**TASK INSTRUCTIONS**
Copy every line of the data that includes the string "matplotlib".

**RECORDED INFORMATION**
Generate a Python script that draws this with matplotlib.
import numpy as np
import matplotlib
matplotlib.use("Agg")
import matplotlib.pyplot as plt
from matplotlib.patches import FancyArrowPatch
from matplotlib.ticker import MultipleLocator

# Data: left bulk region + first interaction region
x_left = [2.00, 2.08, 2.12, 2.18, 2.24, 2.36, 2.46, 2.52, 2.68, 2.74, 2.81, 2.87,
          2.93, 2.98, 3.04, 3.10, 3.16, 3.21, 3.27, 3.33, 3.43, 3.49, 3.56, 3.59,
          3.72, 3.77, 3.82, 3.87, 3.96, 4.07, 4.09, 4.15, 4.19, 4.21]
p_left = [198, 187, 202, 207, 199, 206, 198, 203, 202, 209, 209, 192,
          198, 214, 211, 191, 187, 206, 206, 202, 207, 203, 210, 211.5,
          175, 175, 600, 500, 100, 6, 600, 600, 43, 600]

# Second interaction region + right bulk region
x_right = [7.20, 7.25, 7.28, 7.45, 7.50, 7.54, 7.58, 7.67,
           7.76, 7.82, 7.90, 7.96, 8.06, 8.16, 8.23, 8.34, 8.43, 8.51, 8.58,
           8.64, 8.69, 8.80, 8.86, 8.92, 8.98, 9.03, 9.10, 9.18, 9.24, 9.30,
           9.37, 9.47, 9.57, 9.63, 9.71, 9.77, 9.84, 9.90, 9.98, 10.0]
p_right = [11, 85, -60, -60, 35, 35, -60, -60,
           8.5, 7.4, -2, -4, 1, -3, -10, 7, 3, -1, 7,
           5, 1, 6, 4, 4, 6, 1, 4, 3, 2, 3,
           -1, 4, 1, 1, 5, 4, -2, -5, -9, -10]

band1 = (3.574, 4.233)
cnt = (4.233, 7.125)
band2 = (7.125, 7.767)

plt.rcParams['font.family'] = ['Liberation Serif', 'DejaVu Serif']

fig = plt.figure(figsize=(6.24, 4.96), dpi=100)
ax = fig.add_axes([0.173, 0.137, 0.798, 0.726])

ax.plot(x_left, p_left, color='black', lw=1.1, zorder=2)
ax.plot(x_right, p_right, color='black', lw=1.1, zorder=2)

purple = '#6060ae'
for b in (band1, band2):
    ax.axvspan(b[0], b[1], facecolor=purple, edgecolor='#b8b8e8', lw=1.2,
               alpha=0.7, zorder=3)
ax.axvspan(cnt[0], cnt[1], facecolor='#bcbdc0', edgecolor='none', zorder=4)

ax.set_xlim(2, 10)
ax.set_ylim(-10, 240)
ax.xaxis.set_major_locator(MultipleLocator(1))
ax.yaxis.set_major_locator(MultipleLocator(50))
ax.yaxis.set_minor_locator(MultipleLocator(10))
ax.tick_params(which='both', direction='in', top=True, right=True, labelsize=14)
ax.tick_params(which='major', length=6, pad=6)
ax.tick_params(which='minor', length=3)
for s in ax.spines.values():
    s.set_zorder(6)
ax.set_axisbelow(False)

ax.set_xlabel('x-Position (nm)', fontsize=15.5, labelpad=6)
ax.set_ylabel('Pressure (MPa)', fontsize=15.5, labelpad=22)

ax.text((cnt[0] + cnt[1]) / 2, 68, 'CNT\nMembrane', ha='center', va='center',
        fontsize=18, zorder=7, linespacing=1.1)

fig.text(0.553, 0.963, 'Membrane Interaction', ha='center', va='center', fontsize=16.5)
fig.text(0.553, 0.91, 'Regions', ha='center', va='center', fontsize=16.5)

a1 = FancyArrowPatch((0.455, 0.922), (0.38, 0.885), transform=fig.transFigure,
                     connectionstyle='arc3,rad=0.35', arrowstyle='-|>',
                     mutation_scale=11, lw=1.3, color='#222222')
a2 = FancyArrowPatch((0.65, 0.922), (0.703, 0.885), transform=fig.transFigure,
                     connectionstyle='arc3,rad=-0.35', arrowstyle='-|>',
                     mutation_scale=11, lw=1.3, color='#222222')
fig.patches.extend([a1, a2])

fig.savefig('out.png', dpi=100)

**TASK OUTPUT**
Generate a Python script that draws this with matplotlib.
import matplotlib
matplotlib.use("Agg")
import matplotlib.pyplot as plt
from matplotlib.patches import FancyArrowPatch
from matplotlib.ticker import MultipleLocator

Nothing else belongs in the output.